Look through the listing below for the line containing "Give me the matplotlib source for this chart.". Copy it and each line after it up to and including the line containing "ax.set_axisbelow(True)", exactly, leaving out pictures.

Start of WORKING DATA

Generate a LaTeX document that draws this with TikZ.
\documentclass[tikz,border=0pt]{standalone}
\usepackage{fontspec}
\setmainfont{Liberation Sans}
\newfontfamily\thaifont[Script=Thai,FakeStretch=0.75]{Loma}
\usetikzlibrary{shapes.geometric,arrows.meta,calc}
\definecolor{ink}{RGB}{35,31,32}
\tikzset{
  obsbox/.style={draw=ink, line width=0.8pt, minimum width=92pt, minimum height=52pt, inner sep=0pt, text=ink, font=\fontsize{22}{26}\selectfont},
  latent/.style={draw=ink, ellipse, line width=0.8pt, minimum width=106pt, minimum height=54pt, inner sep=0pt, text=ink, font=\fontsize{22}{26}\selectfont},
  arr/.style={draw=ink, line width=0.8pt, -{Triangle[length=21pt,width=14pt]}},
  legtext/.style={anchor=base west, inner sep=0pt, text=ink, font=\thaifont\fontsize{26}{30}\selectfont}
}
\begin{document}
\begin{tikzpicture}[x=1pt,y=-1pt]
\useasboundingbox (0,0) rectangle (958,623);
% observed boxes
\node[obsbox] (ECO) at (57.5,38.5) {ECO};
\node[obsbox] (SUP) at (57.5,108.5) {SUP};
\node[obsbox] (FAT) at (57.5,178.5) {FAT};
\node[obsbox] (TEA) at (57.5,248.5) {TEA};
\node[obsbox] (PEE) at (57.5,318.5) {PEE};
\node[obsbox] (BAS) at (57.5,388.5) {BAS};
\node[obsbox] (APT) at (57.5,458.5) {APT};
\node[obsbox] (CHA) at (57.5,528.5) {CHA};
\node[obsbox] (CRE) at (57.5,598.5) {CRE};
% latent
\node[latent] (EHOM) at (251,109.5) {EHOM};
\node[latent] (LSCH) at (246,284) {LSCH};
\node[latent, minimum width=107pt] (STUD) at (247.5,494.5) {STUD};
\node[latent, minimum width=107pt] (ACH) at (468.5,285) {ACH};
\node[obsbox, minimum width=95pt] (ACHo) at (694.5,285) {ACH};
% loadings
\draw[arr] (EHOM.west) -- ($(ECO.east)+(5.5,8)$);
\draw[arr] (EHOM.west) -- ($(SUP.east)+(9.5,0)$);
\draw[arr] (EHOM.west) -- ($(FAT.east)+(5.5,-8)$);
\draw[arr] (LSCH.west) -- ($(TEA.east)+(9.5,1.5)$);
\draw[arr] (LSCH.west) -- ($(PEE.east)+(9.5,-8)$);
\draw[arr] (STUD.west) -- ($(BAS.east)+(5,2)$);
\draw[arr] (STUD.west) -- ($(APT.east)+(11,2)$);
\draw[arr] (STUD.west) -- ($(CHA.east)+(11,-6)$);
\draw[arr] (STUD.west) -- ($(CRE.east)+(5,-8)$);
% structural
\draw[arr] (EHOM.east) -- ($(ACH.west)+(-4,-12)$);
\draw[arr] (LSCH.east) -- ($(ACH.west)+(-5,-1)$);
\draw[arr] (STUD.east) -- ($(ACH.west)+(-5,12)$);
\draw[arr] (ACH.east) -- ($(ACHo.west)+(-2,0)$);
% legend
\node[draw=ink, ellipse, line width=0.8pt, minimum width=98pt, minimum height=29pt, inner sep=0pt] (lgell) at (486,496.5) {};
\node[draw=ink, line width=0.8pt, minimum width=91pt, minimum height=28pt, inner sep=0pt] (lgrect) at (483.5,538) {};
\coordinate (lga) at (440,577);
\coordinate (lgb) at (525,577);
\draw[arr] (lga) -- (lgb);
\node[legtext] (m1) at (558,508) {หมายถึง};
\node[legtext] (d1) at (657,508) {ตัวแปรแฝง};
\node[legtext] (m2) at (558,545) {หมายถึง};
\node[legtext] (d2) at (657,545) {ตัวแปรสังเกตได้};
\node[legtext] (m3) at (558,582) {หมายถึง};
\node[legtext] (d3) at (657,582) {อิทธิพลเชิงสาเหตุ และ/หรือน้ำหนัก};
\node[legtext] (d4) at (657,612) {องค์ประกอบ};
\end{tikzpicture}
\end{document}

End of WORKING DATA
Start of WORKING DATA

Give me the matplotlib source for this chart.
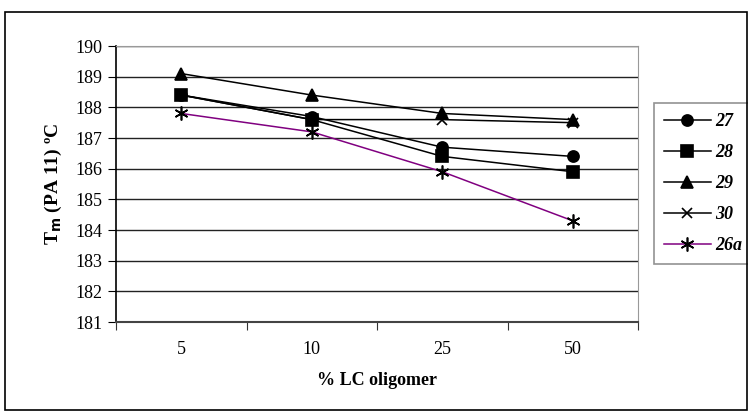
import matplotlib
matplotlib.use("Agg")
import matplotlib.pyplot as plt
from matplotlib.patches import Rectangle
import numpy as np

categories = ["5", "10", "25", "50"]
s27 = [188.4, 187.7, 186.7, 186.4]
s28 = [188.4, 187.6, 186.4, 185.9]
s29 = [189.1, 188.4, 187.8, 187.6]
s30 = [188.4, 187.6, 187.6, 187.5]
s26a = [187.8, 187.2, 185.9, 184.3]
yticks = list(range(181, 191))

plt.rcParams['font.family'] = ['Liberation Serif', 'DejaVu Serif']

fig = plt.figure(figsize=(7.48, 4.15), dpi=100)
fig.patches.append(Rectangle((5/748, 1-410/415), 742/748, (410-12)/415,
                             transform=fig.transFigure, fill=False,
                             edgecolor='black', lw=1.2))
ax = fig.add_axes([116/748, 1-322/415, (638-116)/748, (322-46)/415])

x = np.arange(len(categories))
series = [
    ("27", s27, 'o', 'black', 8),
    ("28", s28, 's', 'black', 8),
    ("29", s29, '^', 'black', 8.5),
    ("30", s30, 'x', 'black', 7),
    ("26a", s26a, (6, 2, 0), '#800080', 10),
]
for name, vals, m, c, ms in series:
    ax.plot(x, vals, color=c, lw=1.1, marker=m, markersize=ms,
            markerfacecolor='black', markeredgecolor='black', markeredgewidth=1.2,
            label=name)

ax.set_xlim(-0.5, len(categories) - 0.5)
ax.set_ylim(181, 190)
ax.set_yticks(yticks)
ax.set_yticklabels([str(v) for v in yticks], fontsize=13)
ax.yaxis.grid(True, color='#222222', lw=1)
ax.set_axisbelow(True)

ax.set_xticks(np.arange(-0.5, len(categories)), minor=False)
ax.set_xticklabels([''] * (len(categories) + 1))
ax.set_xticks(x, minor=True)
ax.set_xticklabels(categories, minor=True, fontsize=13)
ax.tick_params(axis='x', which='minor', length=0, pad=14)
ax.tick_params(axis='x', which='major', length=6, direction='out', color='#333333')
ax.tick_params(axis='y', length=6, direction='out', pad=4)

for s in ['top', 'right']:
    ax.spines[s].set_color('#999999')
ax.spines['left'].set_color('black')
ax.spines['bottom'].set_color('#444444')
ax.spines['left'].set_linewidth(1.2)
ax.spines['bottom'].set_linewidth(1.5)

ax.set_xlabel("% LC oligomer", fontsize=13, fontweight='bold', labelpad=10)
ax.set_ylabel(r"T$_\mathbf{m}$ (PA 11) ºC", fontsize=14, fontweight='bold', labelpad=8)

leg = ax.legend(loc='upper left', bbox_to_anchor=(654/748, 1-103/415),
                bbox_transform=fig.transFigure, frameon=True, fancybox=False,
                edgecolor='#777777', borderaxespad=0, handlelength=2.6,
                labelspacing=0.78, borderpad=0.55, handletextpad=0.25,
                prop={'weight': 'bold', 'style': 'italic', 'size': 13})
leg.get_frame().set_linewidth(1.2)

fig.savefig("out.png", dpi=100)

End of WORKING DATA

COMPLETE ANSWER
Give me the matplotlib source for this chart.
import matplotlib
matplotlib.use("Agg")
import matplotlib.pyplot as plt
from matplotlib.patches import Rectangle
import numpy as np

categories = ["5", "10", "25", "50"]
s27 = [188.4, 187.7, 186.7, 186.4]
s28 = [188.4, 187.6, 186.4, 185.9]
s29 = [189.1, 188.4, 187.8, 187.6]
s30 = [188.4, 187.6, 187.6, 187.5]
s26a = [187.8, 187.2, 185.9, 184.3]
yticks = list(range(181, 191))

plt.rcParams['font.family'] = ['Liberation Serif', 'DejaVu Serif']

fig = plt.figure(figsize=(7.48, 4.15), dpi=100)
fig.patches.append(Rectangle((5/748, 1-410/415), 742/748, (410-12)/415,
                             transform=fig.transFigure, fill=False,
                             edgecolor='black', lw=1.2))
ax = fig.add_axes([116/748, 1-322/415, (638-116)/748, (322-46)/415])

x = np.arange(len(categories))
series = [
    ("27", s27, 'o', 'black', 8),
    ("28", s28, 's', 'black', 8),
    ("29", s29, '^', 'black', 8.5),
    ("30", s30, 'x', 'black', 7),
    ("26a", s26a, (6, 2, 0), '#800080', 10),
]
for name, vals, m, c, ms in series:
    ax.plot(x, vals, color=c, lw=1.1, marker=m, markersize=ms,
            markerfacecolor='black', markeredgecolor='black', markeredgewidth=1.2,
            label=name)

ax.set_xlim(-0.5, len(categories) - 0.5)
ax.set_ylim(181, 190)
ax.set_yticks(yticks)
ax.set_yticklabels([str(v) for v in yticks], fontsize=13)
ax.yaxis.grid(True, color='#222222', lw=1)
ax.set_axisbelow(True)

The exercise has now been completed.